Equities and bond markets are mostly
trading higher today. The dollar is little changed against the euro and yen but is softer against the dollar-bloc.
Sterling extended is a post-election
rally with the help of a gain in average weekly earnings, but returned offered
after a somewhat more dovish BOE Quarterly Inflation Report.
The focus of the North American session
will be on the April retail sales report. The market may look past a soft
headline figure and focus on the GDP
components. A small pullback in auto sales and cheap gasoline may weigh
on the headline. Recall that the March rise of 0.9% was the strongest in
a year. The GDP component rose 0.3% in March after falling for three
months. The consensus expects a 0.5% increase in April. With the
bounce back in non-farm payrolls in April, stronger consumption suggests that
the economy is recovering in Q2 from what looks like a contraction in Q1.
The eurozone grew 0.4% in Q1 after a 0.3%
expansion in Q4 14. This was in line with expectations.
The country breakdown was surprising. German grew by 0.3%. The consensus was for 0.5% after 0.7% in Q4 14.
France surprised with a 0.6% expansion. The market expected a 0.4%
after stagnating in Q4 (initially up 0.1%). Italy also bettered
expectations, expanding by 0.3% instead of 0.2%. This was only the second
quarter since Q2 11 that the Italian
economy has grown. The weak euro, lower interest rates and the fall in
oil prices helped fuel the expansion.
The fact that the France grew faster than
Germany seems a bit of a fluke. It appears the French growth may
have come via inventory growth rather than final demand. In any event, no
one is bound to conclude that the outperformance of France heralds a change in
relative strength. The same may be said
for the US. The eurozone grew faster in Q1 than the US, but this is
unlikely to be sustained, even if it is repeated
to a lesser extent in Q2. Consider than on year-over-year basis, the US
economy grew by 3% in Q1 15. The eurozone grew 1%.

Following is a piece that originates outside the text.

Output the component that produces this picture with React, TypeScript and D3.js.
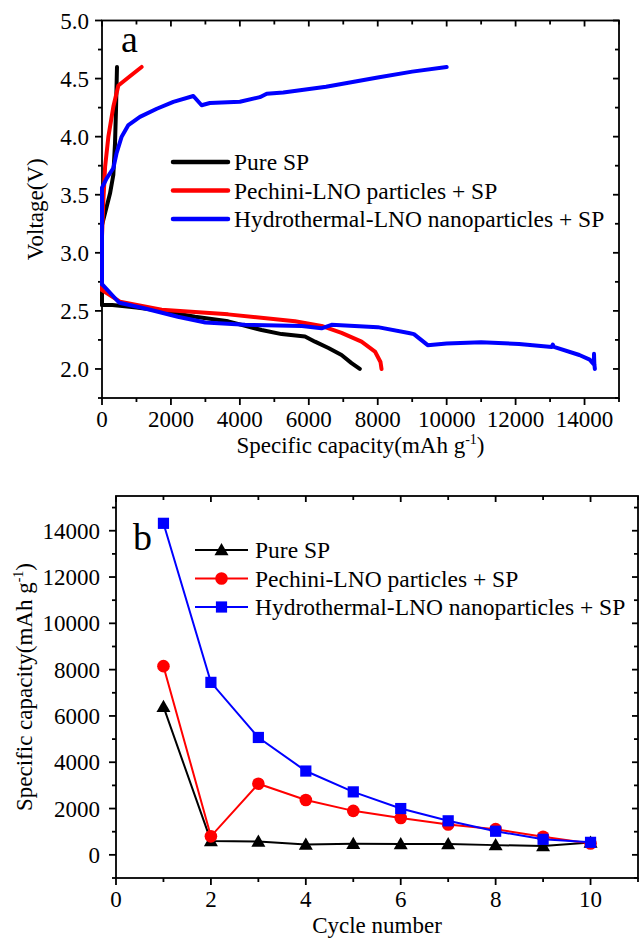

For its part, the euro has been confined
to yesterday's range against the dollar. Its performance today will likely be
driven by the US retail sales report. If the euro does not come off on a strong report, it may be a signal that it
will retest the highs set before the US
employment data near $1.14.
Meanwhile, data from the world's second
largest economy suggests the slowdown in continuing at the start of Q2. April retail sales and fixed investment
slowed further from March. Factory output did tick up to 5.9% from 5.6%
in March. Lending and money supply growth also slowed. Last weekend's
rate cut seems to have rendered the data less important than otherwise might
have been the case. In China, the official decision to allow local
government bonds to be used for
collateral in PBOC operations is also a form of easing policy or credit
conditions. As the market has taken on board that the Chinese economy is
slowing, the policy response seems to be of greater importance for investors.

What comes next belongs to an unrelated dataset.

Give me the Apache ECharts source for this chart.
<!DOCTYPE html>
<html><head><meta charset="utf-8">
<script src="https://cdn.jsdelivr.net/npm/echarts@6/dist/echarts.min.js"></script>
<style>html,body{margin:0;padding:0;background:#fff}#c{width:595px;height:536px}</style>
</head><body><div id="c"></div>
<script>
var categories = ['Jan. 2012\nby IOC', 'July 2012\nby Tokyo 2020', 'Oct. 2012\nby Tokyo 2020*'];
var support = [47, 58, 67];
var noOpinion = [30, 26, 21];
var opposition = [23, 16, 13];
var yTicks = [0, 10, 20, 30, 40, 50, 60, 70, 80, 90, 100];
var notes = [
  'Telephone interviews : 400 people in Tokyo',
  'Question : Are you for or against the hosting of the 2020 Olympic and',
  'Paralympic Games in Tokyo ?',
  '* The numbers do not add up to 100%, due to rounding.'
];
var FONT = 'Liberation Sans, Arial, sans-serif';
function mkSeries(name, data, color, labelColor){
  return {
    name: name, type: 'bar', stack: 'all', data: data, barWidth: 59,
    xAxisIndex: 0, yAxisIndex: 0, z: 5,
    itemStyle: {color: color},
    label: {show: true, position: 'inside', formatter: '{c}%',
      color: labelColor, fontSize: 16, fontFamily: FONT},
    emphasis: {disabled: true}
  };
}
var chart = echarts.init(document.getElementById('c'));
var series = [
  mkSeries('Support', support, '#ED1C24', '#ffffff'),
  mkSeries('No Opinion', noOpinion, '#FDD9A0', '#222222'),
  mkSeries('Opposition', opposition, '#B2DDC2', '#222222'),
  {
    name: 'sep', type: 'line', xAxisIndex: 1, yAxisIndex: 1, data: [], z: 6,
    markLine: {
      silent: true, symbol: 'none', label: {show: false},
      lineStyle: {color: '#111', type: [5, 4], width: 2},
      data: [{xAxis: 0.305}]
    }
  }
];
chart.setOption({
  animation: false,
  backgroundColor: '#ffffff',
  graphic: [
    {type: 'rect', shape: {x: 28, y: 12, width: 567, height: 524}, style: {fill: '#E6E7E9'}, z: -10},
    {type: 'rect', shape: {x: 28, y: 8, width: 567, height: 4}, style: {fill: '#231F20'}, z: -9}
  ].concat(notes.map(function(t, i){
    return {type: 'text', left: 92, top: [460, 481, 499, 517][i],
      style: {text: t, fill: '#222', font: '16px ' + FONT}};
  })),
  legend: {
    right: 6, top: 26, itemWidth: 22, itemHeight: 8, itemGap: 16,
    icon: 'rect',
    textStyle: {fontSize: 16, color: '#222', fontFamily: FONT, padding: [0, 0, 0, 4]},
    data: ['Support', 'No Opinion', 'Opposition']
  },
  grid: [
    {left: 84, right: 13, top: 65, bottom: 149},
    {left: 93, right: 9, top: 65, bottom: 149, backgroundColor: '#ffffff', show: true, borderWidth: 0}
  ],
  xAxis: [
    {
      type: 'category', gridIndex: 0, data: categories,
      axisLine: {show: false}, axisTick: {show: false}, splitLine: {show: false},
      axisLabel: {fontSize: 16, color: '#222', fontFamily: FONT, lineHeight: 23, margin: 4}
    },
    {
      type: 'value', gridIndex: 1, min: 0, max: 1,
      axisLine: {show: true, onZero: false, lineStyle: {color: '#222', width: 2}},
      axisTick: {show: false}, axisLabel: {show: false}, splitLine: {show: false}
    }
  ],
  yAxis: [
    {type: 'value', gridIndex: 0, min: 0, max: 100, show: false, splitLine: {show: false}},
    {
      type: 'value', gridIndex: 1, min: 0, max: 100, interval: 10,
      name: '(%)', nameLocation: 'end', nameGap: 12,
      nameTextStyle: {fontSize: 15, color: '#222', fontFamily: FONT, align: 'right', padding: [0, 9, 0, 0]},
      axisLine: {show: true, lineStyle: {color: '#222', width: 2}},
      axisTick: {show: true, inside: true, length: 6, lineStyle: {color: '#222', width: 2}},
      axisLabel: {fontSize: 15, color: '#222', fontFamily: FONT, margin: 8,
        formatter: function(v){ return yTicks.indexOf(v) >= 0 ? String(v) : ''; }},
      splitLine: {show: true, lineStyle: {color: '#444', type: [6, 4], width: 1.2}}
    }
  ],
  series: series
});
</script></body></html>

Japan reported its largest current account
surplus in seven years. The March surplus stood at JPY2.8
trillion, about a third larger than expected. In the balance of payment accounting, exports rose
8.4%, and imports rose 1.8%. Cheap
energy is helping keep imports down. The trade balance swung into a surplus
of JPY671.4 bln from a deficit of JPY143 bln in February, trade has long
stopped being the driver of Japan's current account surplus. The key is
that the weak yen translates into greater
value of the income from foreign
investment. In addition, tourist inflows, taking advantage of a weaker
yen perhaps, also helped bolster the current account surplus.
The dollar is
confined to about a 30 pip range against the yen. It is moving nowhere quickly. We are
more inclined to see a test on the upside today, assuming the JPY119.70 support
area holds.
Lastly, we turn to the UK. The claimant count did not fall as much as expected, but this was more than offset by the gain in average weekly earnings.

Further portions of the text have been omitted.